The idea of the workshop was to have a group of sharp folks present their draft chapters and then get a heap of feedback from the group.  The aim was both to improve each paper and draw connections among them.  It was a great group including both senior and junior academics, former and active military officers, former government officials from DND and other government agencies, historians and political scientists.  Our goal is to complete the volume this summer and submit it to a press so that it gets out hopefully in 2025.

 Some of the things I learned or are starting to think about:

  • How much of the expertise outside of the military is still ... military?

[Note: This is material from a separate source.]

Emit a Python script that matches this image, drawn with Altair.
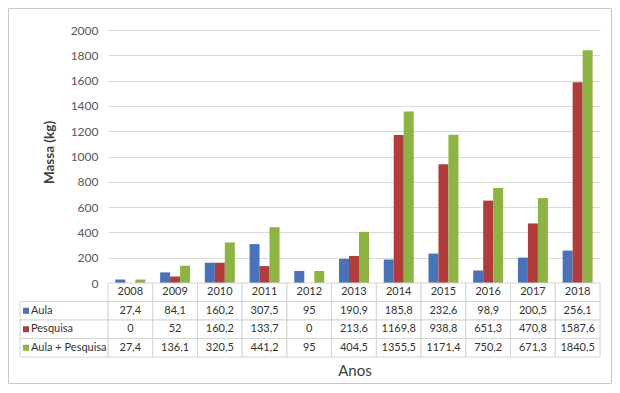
import altair as alt
import pandas as pd

years = ["2008", "2009", "2010", "2011", "2012", "2013", "2014", "2015", "2016", "2017", "2018"]
series = ["Aula", "Pesquisa", "Aula + Pesquisa"]
aula = [27.4, 84.1, 160.2, 307.5, 95, 190.9, 185.8, 232.6, 98.9, 200.5, 256.1]
pesquisa = [0, 52, 160.2, 133.7, 0, 213.6, 1169.8, 938.8, 651.3, 470.8, 1587.6]
total = [27.4, 136.1, 320.5, 441.2, 95, 404.5, 1355.5, 1171.4, 750.2, 671.3, 1840.5]
y_ticks = [0, 200, 400, 600, 800, 1000, 1200, 1400, 1600, 1800, 2000]
colors = ["#4A72B8", "#B03C3C", "#8DB443"]

FONT = "Lato"
W, H = 492, 253
T_TOP, T_BOT = 253, 327
rows = ["Ano"] + series


def fmt(v):
    return f"{v:g}".replace(".", ",")


values_by_series = {"Aula": aula, "Pesquisa": pesquisa, "Aula + Pesquisa": total}

bars_df = pd.DataFrame(
    [{"year": y, "serie": s, "value": values_by_series[s][i]}
     for s in series for i, y in enumerate(years)]
)

cells = [{"year": y, "row": "Ano", "text": y} for y in years]
for s in series:
    for i, y in enumerate(years):
        cells.append({"year": y, "row": s, "text": fmt(values_by_series[s][i])})
cells_df = pd.DataFrame(cells)
labels_df = pd.DataFrame({"row": series})

color_scale = alt.Scale(domain=series, range=colors)

xbar = alt.X("year:N", sort=years,
             scale=alt.Scale(domain=years, paddingInner=0.33, paddingOuter=0.165),
             axis=None)
ybar = alt.Y("value:Q", scale=alt.Scale(domain=[0, 2000]),
             axis=alt.Axis(values=y_ticks, format="d", grid=True, gridColor="#d9d9d9",
                           domain=False, ticks=False, labelPadding=10,
                           labelColor="#595959", labelFontSize=12, labelFont=FONT,
                           title="Massa (kg)", titleFont=FONT, titleFontWeight="bold",
                           titleFontSize=13.5, titleColor="#404040",
                           titleX=-59, titleY=122, titleBaseline="middle"))

bars = alt.Chart(bars_df).mark_bar().encode(
    x=xbar,
    xOffset=alt.XOffset("serie:N", sort=series,
                        scale=alt.Scale(domain=series, paddingInner=0, paddingOuter=0)),
    y=ybar,
    color=alt.Color("serie:N", scale=color_scale, legend=None),
)

xt = alt.X("year:N", sort=years,
           scale=alt.Scale(domain=years, paddingInner=0, paddingOuter=0), axis=None)
yt = alt.Y("row:N", sort=rows,
           scale=alt.Scale(domain=rows, range=[T_TOP, T_BOT], paddingInner=0, paddingOuter=0),
           axis=None)

one = alt.Data(values=[{}])

frame = alt.Chart(one).mark_rect(fillOpacity=0, stroke="#c8c8c8", strokeWidth=1).encode(
    x=alt.value(-99.5), x2=alt.value(503.5), y=alt.value(-21.5), y2=alt.value(353.5)
)

cell_rects = alt.Chart(cells_df).mark_rect(fill="white", stroke="#d4d4d4", strokeWidth=1).encode(
    x=xt, y=yt
)
cell_text = alt.Chart(cells_df).mark_text(font=FONT, fontSize=11, color="#333333").encode(
    x=xt, y=yt, text="text:N"
)
label_rects = alt.Chart(labels_df).mark_rect(fill="white", stroke="#d4d4d4", strokeWidth=1).encode(
    x=alt.value(-88), x2=alt.value(0), y=yt
)
squares = alt.Chart(labels_df).mark_square(size=36, opacity=1).encode(
    x=alt.value(-82), y=yt, color=alt.Color("row:N", scale=color_scale, legend=None)
)
label_text = alt.Chart(labels_df).mark_text(font=FONT, fontSize=11, color="#333333",
                                            align="left").encode(
    x=alt.value(-77), y=yt, text="row:N"
)
anos = alt.Chart(one).mark_text(text="Anos", font=FONT, fontSize=15, color="#404040").encode(
    x=alt.value(247), y=alt.value(341)
)

table = alt.layer(frame, cell_rects, cell_text, label_rects, squares, label_text, anos)

chart = alt.layer(bars, table).resolve_scale(
    x="independent", y="independent"
).properties(
    width=W, height=H,
    autosize=alt.AutoSizeParams(type="none"),
    padding={"left": 100, "top": 22, "right": 12, "bottom": 101},
).configure_view(stroke="transparent")

chart.save("out.html", embed_options={"renderer": "svg", "actions": False})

That is, how many defence historians, for instance, had significant military careers?  One of the few consistent scholars of Canadian civil-military relations, Doug Bland, served for many years inside the CAF.  His work tends to take more seriously the challenges of civilian control of the armed forces, so I wouldn't put him into the protector category. 
  • That I had wildly overestimated the accountability that the Somalia Affair had produced.  My stance had been that Canada had far more accountability as multiple senior folks (Ministers, CDS's) did not last long during the crisis and the relevant unit was disbanded, while Abu Ghraib didn't make much of a difference to the top of the chain of command in the US. That the officer who had led been in charge of the unit that ultimately got disbanded was promoted on his last day in service to brigadier general, which meant not just a higher pension but a lot of back pay.  Quite a signal of impunity that sent.  Quite a middle finger aimed at the civilians.  I suddenly realized the "Decade of Darkness" was not really the shame that the Somalia affair brought on the CAF, but the brief effort by civilians to actually oversee the CAF. 
  • That there is a Foreign Affairs and Defence Adviser in addition to a National Security and Intelligence Adviser. I knew about the latter but not the former.  Says a bit about my ignorance but it also says something about how there is a person in the privy council office whose job it is to coordinate defence stuff and that position has not made much of a dent in any coverage of Canadian defence stuff over the past dozen years or so.  
  • That my least favorite retired general is apparently spending much time cozying up to the leader of the Conservative Party.  While I have been critical of Trudeau and his replacement of Anita Anand with a former police chief, I am guessing that a new government would be far worse for civilian control of the military. 
     

Anyhow, two days of "I love my job" as I really enjoyed learning from these folks even when or especially when they tell me I am wrong.  I love learning and that often means learning that my previous assumptions or understandings or inferences are off target.  The hard part is ahead of us: giving comments to each contributor, revising our own chapters, getting the revisions back, writing a proposal for the press, and hopefully getting this thing done.  I do think this volume will make an important contribution, as Canadian civil-military relations is, indeed, in crisis, and we need to think more about what has gone wrong for so many decades.  Whether the politicians will follow through on our recommendations is a big question and is very much a part of the problem.

 

 

* Mike completed his dissertation under my supervision, so in a few days, I get to hood him.  Hopefully, I will not mess it up, as last year, my student was far, far taller than me, and that presented a wee bit of a challenge.